Saturday, December 4, 2021

Sudan Tribune

Plural news and views on Sudan

South Sudan starts withdrawing troops from border zone with Sudan

January 19, 2013 (WAU) – South Sudan has started withdrawing its troops from the border with Sudan, according to senior government officials, to allow a buffer zone to be created between the two nations.

South Sudan's SPLA soldiers hold up their weapons as they shout at a military base in Bentiu 22 April 2012 (Reuters)
South Sudan’s SPLA soldiers hold up their weapons as they shout at a military base in Bentiu 22 April 2012 (Reuters)
The Safe Demilitarized Buffer Zone (SDBZ) is a key part of a deal the two countries signed in September last year, to allow South Sudan restart oil production; the revenues from which are vital for both economies.

“By withdrawing its forces … the government of South Sudan is clearly demonstrating its full compliance with the signed security agreements and full commitment to their implementation,” says a statement the South Sudanese government issued on Thursday.

The September Cooperation Agreement had appeared to be a breakthrough in relations between the two nations, which have soured since South Sudan’s independence in July 2011.

The impasse was largely caused by the failure to implement the security element of the deal. Sudan accuses South Sudan of backing rebels in South Kordofan and Blue Nile, while Juba denies this and has accused Khartoum of bombing its territory – most recently at the end of December and beginning of January.

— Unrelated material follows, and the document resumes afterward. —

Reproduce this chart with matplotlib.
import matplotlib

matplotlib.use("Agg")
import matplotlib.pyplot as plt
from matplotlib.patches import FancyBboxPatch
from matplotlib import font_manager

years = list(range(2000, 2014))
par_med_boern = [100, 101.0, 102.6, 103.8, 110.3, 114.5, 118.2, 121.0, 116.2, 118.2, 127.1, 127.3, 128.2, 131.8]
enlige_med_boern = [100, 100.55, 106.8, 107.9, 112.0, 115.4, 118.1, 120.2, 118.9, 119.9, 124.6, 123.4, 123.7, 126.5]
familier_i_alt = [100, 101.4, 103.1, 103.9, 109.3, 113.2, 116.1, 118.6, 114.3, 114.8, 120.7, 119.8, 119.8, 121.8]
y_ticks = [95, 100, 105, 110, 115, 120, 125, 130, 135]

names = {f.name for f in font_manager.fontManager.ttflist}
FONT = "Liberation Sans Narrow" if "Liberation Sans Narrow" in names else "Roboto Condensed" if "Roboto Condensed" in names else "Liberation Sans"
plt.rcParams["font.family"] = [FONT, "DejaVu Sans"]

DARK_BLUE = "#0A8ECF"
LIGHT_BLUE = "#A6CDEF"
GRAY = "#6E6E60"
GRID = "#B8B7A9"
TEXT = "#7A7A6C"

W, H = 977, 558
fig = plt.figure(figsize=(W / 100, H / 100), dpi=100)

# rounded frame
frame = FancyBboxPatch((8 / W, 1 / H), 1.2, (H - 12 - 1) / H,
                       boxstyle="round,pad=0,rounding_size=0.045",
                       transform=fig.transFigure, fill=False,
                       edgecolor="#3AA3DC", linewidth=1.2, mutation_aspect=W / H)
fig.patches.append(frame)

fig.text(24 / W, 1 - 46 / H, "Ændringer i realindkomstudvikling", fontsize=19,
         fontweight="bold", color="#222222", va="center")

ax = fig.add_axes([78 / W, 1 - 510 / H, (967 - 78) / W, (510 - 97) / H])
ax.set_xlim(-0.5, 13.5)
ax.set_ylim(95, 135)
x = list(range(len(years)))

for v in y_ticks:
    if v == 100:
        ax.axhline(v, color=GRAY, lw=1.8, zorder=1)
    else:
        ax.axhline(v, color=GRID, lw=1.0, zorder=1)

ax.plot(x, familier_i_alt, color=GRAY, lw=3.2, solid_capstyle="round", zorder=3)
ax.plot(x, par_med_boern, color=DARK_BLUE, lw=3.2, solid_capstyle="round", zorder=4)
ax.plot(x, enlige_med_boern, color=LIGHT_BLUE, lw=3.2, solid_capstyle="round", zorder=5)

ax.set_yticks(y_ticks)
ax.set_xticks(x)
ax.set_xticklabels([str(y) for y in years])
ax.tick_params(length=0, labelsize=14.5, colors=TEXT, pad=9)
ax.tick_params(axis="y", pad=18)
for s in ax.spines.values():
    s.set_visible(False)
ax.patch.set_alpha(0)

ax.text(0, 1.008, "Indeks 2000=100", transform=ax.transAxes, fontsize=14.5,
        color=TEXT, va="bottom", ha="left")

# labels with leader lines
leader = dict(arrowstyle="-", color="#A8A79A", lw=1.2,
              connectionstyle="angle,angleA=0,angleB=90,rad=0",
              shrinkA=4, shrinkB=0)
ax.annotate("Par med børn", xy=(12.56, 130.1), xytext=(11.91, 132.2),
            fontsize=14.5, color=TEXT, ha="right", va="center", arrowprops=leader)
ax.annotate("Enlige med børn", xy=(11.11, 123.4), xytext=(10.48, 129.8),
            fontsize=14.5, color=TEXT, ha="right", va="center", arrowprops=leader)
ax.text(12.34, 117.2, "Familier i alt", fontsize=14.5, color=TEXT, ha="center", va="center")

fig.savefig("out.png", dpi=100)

However, at a Presidential summit in Ethiopia, South Sudan’s Salva Kiir and Sudan’s Omar al-Bashir agreed to implement all existing agreements. Sudan says that operationalising the buffer zone and the other security issues are a precondition for allowing South Sudan’s oil to resume passing through its territory for export.

Before the January 2012 shutdown, revenue from South Sudan’s 350,000 barrels per day (bpd) output accounted for 98% of Southern government’s income. Juba had hoped to have been producing 230,000 bpd by December, but now it is anticipated that the pumps could be turned on again in February, with South Sudan crude oil reaching international markets through Port Sudan by April.

But this remains contingent on the security deal being implemented.

Thursday’s statement, which bears signature of South Sudan’s Defence Minister John Kong Nyuon and Justice Minister John Luk Jok, asserted that the withdrawal was in full compliance with the road map put forward by the African Union Peace and Security Council, which was endorsed by the United Nations Security Council.

“This withdrawal was completed within the time frame that has been agreed by the Parties. This is the first step in the separation of forces and the full operationalisation of the SDBZ (10km withdrawal from the centerline”, the statement reads in part.

The “centreline” away from which the two sides should withdraw, proposed by the African Union mediation led by Thabo Meki’s High-Level Implementation Panel (AUHIP), has been a point of contention.

Under the proposal, the “centreline” is nonbinding and will have no influence on the resolution of disputed areas and any final border agreement. Large areas of the 2,000km border remain undemarcated.

At a meeting of the bilateral Joint Political and Security Mechanism in Addis Ababa, Ethiopia convened by the AUHIP from 14-15 January, South Sudan “fully accepted the full demilitarization of the “14 mile area”. The issue on Mile 14’s inclusion has proved controversial in the South Sudan, especially in Northern Bahr el Ghazal State where the Malual Dinka claim that the ownership of the fertile grazing area is not in dispute.

South Sudan said the withdrawing of its troops from Mile 14 would take 47 days from the day the pullback commences.

The acting chief negotiator, Minister John Luk Jok noted: “By withdrawing its forces south of the centreline of the temporary administrative and security map of the AUHIP and agreeing to the full demilitarization of the SDBZ and the 14 miles area, the Government of South Sudan is clearly demonstrating its full compliance with the signed security agreements and full commitment to their implementation.”

Jok said his government expects the Government of Sudan to similarly implement fully and unconditionally the security agreements and all other agreements embodied in the Cooperation Agreement of 27 September 2012, explaining that, “these agreements lay the foundations for mutual viability of both our nations and enduring peace between our peoples.”

Meanwhile, South Sudan’s Defense Minister added that: “In addition to the withdrawal of the troops south of the centerline, we have also started the redeployment of our forces from the Safe Demilitarized Border Zone (10km withdrawal from the centerline), which will be completed by the deadline of 4 February 2013.

However, Colonel Phillip Aguer, the spokesman of the South Sudan army (SPLA) said “the matrix of withdrawal with clear time frame has not come out” and the process needs to be coordinated on both sides.